**WHAT THE TASK REQUIRES**
Search the data below for the string "this". Extract every line that contains it.

**RECORDED INFORMATION**

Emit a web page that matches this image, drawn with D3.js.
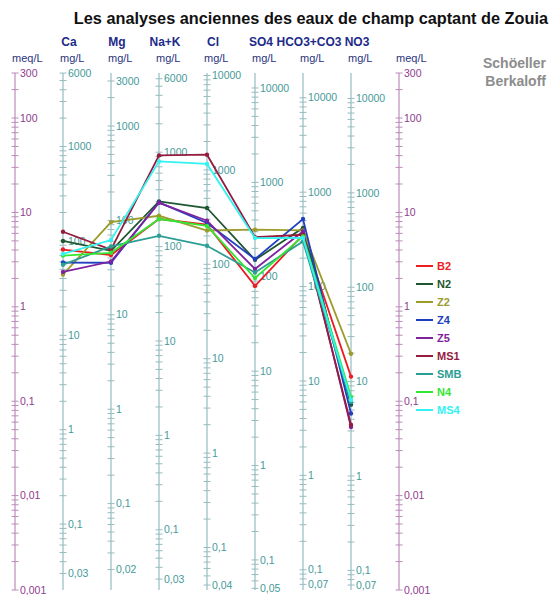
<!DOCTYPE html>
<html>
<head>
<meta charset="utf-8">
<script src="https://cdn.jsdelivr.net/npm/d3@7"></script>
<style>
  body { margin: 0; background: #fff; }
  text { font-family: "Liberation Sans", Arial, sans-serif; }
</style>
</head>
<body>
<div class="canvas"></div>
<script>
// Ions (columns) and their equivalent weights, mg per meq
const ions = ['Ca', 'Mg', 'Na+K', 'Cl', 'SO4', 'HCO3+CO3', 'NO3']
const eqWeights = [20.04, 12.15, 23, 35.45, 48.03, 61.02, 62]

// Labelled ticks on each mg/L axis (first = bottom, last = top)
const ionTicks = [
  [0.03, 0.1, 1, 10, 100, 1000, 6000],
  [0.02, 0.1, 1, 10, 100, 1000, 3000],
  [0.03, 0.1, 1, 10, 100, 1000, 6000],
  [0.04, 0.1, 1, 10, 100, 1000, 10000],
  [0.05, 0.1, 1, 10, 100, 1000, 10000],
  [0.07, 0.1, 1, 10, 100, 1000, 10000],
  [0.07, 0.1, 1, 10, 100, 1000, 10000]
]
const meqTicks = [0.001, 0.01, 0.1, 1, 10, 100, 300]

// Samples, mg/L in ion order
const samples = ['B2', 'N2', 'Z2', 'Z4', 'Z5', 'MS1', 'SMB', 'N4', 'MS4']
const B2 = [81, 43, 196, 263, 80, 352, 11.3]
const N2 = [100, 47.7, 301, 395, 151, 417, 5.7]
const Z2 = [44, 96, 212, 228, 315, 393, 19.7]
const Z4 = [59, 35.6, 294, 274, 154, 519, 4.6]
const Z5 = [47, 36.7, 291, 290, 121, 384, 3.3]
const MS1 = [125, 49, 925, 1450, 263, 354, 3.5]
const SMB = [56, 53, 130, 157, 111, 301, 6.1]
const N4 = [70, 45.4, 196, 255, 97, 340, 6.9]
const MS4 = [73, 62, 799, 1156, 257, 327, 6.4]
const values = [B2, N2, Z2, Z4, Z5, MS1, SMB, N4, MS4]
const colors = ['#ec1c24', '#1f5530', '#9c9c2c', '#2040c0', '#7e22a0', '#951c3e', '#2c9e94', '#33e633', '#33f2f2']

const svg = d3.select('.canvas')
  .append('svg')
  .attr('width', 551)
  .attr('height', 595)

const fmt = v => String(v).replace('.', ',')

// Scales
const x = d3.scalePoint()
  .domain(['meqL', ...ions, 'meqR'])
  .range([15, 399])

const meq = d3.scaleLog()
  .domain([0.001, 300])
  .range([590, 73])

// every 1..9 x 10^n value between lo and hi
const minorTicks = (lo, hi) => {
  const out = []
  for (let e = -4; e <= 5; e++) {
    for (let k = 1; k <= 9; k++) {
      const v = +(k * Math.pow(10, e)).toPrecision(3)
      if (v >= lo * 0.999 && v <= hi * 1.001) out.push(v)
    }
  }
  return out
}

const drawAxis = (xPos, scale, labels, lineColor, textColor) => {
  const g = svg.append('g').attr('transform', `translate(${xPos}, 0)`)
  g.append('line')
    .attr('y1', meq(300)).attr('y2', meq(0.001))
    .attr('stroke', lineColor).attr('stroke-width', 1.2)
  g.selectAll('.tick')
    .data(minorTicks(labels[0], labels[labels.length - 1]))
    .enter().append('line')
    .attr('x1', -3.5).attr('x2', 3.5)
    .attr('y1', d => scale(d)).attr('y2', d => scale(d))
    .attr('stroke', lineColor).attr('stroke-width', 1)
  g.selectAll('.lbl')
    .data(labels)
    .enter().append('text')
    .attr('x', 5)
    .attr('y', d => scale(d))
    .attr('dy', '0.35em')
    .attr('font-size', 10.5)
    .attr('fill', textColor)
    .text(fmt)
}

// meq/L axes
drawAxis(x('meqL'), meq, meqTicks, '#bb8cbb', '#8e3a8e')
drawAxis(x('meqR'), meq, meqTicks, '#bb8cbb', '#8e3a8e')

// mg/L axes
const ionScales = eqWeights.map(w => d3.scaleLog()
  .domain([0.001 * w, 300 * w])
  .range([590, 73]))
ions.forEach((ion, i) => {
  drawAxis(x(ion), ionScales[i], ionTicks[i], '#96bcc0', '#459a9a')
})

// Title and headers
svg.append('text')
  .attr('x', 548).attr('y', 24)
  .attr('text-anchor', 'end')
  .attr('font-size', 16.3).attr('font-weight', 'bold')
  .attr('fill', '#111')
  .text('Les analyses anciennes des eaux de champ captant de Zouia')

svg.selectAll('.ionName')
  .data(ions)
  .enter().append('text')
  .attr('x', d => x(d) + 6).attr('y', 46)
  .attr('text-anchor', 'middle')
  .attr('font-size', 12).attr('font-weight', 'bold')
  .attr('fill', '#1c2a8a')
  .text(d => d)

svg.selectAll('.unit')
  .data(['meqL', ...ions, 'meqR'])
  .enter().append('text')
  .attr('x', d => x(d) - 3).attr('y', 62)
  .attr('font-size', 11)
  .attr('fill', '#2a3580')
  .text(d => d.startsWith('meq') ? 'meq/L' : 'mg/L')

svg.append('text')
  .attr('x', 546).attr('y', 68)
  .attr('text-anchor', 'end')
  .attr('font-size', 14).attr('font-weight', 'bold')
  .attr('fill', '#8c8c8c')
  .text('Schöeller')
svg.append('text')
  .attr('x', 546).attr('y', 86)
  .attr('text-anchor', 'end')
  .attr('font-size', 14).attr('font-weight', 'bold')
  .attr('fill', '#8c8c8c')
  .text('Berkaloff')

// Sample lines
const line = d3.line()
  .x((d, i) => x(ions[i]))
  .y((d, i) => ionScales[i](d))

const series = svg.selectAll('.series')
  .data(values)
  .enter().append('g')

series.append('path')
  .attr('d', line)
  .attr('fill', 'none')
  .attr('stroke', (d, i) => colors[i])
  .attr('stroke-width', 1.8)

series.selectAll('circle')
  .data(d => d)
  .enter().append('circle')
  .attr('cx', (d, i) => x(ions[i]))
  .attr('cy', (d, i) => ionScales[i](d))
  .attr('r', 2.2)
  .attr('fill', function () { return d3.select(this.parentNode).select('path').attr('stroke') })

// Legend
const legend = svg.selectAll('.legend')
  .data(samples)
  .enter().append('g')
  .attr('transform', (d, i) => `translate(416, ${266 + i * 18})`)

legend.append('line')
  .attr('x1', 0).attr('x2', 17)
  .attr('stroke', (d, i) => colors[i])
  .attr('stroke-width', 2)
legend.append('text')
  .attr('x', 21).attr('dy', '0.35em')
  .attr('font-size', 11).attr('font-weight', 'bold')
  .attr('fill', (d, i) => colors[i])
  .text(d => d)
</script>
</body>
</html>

**THE COMPLETED TASK**
Emit a web page that matches this image, drawn with D3.js.
  .attr('fill', function () { return d3.select(this.parentNode).select('path').attr('stroke') })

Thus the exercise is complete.